Mel
TUG Member
The problem is that the members of the Association were not the ones that formed the Association or wrote the bylaws and other governing documents. Those were written by the developers, who honestly don't care, because once they sell the week, they are off the hook. They only end up back on the hook if they have to forclose due to non-payment of the mortgage note - and then they are in a position to sell it once again. They have to salesforce, and the background to do that.Lets face it In the case of a lot of defaulting owners the association will get the deeds back. Foreclosure is just one way to do it. Its expensive and time consuming. Why not develop other ways to get back control.... reorganize as a co-op rather than as a condo, accept deedbacks, and develop a rental and resale program for example . ...Making the deed back easy or automatic will be a lot better for all of us than the forclosure process. You may not like a socialistic approach like that but its the way timeshares work...ie they are managed for the benefit of all the owners
These same developers keep the fees low initially, to attract buyers. Then those same buyers, now the Association members, must later make up for the low fees with assessments or higher annual maintenance fees to build a reserve fund. If the developer wrote the bylaws in such a way that they can maintain control of the association, the owners have little hope to stem the spiraling fees, because the developer makes the decisions for them. Resorts where the developer is out of the picture are not always in a better position, because that also means no developer to deal with those weeks deeded back. If the Association has no way to market those weeks, it makes little difference whether they take back the deeds - in fact it's in their best interest not to do so, because that bad debt is still attributable to someone else.
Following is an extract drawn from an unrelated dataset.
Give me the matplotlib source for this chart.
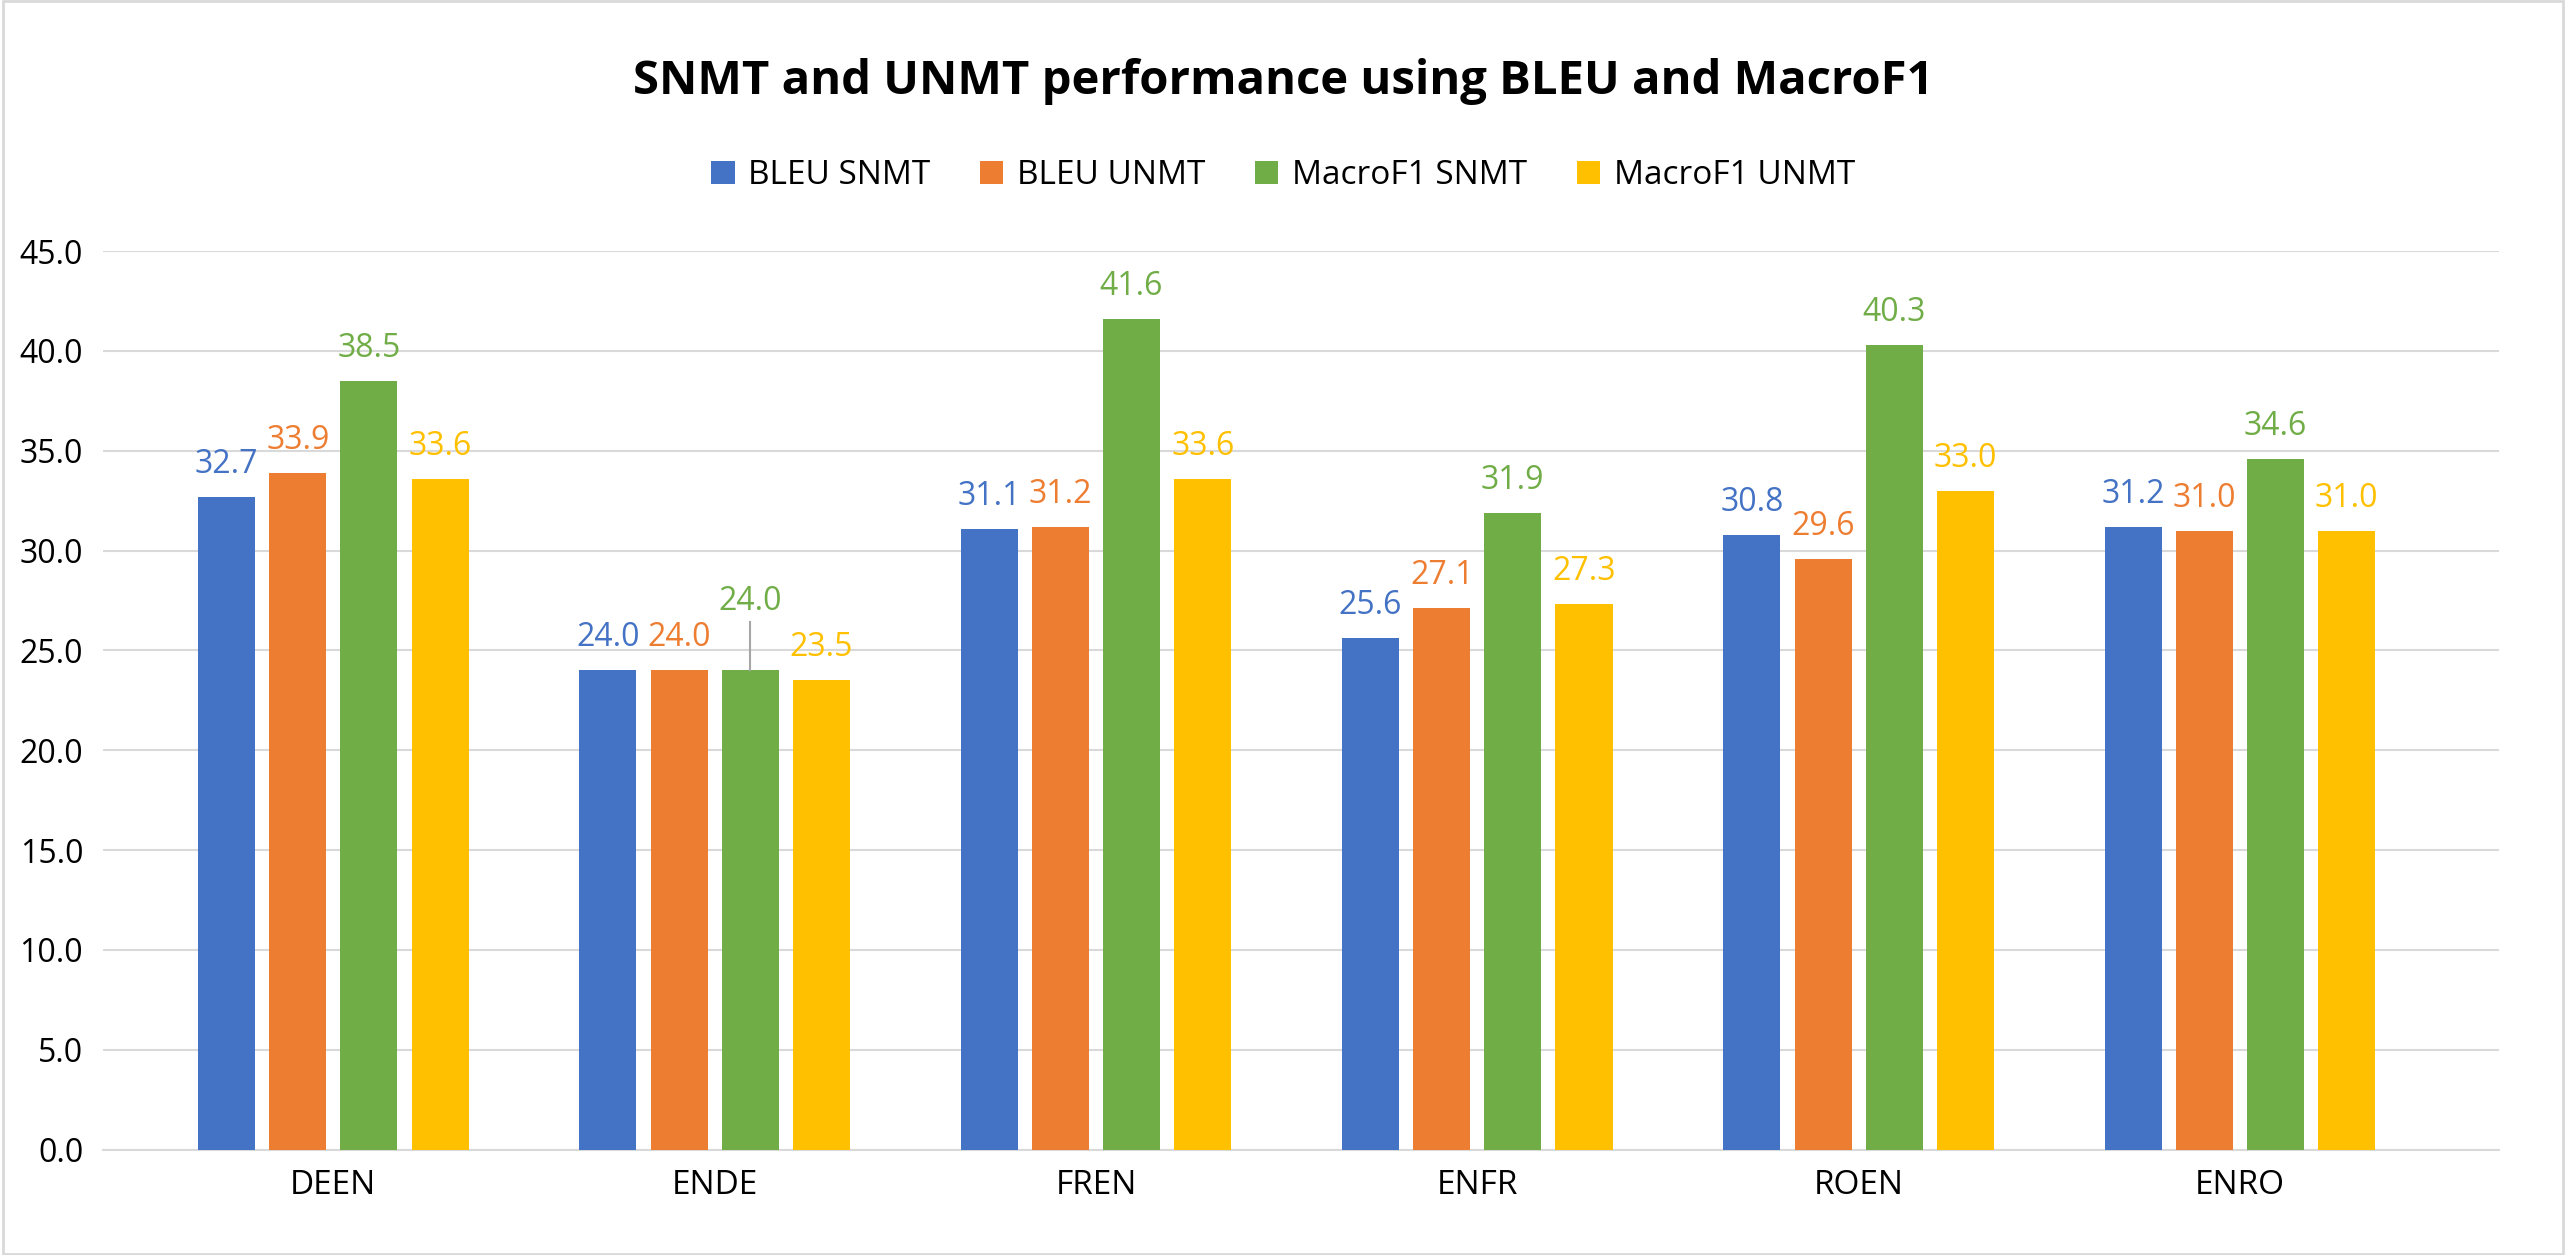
import matplotlib
matplotlib.use("Agg")
import matplotlib.pyplot as plt
import numpy as np
from matplotlib.patches import Rectangle

categories = ["DEEN", "ENDE", "FREN", "ENFR", "ROEN", "ENRO"]
series_names = ["BLEU SNMT", "BLEU UNMT", "MacroF1 SNMT", "MacroF1 UNMT"]
bleu_snmt = [32.7, 24.0, 31.1, 25.6, 30.8, 31.2]
bleu_unmt = [33.9, 24.0, 31.2, 27.1, 29.6, 31.0]
macro_snmt = [38.5, 24.0, 41.6, 31.9, 40.3, 34.6]
macro_unmt = [33.6, 23.5, 33.6, 27.3, 33.0, 31.0]
colors = ["#4472C4", "#ED7D31", "#70AD47", "#FFC000"]

plt.rcParams['font.family'] = ['Open Sans', 'DejaVu Sans']
fig = plt.figure(figsize=(25.66, 12.55), dpi=100)
ax = fig.add_axes([0.04, 0.084, 0.934, 0.716])
x = np.arange(len(categories))
offsets = [-0.28, -0.093, 0.093, 0.28]
for vals, name, c, off in zip([bleu_snmt, bleu_unmt, macro_snmt, macro_unmt], series_names, colors, offsets):
    ax.bar(x + off, vals, width=0.15, color=c, label=name, zorder=3)
    for xi, v in zip(x, vals):
        dy = 0.8
        if name == "MacroF1 SNMT" and categories[xi] == "ENDE":
            dy = 2.6
            ax.plot([xi + off, xi + off], [v, v + 2.4], color="#A6A6A6", lw=1.5, zorder=4)
        ax.text(xi + off, v + dy, f"{v:.1f}", ha="center", va="bottom", color=c, fontsize=23)

ax.set_xlim(-0.605, 5.68)
ax.set_ylim(0, 45)
ax.set_yticks(np.arange(0, 45.1, 5))
ax.set_yticklabels([f"{t:.1f}" for t in np.arange(0, 45.1, 5)], fontsize=23)
ax.set_xticks(x)
ax.set_xticklabels(categories, fontsize=24)
ax.grid(axis="y", color="#D9D9D9", lw=1.5, zorder=0)
for s in ["top", "right", "left"]:
    ax.spines[s].set_visible(False)
ax.spines["bottom"].set_color("#D9D9D9")
ax.spines["bottom"].set_linewidth(1.5)
ax.tick_params(length=0, pad=14)

fig.text(0.5, 0.935, "SNMT and UNMT performance using BLEU and MacroF1", ha="center", va="center",
         fontsize=34, fontweight="bold")
fig.legend(loc="center", bbox_to_anchor=(0.5, 0.86), ncol=4, frameon=False, fontsize=24,
           handlelength=0.7, handleheight=0.7, columnspacing=1.5, handletextpad=0.4)
fig.patches.append(Rectangle((0.001, 0.001), 0.998, 0.998, transform=fig.transFigure,
                             fill=False, edgecolor="#D9D9D9", lw=2))
fig.savefig("out.png", dpi=100)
If they want to insert langauge into their bylaws or Condo Docs to make forclosure automatic, they have to have the consent of a majority of the owners - easier said than done. And even if they do that, things may get far worse before they get better. When we updates the Condo Declaration of our resort, which did accept deedbacks prior to rebuilding, we were down to 638 owners out of 1836 units (51 weeks in 36 units). We ended up selling the remaining interest to another developer, but that only worked because the resort was being rebuilt from the ground up. Can you imagine this with your own resort? Only 1 in 3 units result in paid maintenance fees? The Association does have to deal with the eventuality that owners will die, or get old. But they may need to pick and choose which units are a priority to accept the deeds back. Those where there is little likelihood of securing payment are a priority - those where the owner simply wants out, but has the means to pay, are not.
Maybe the associations should form their own mini-PCC programs. Pay the association the equivalent of 3 years maintenance fees, and they will take the deed back. That gives them 3 years to market the week before the other owners have to absorb the unpaid fees.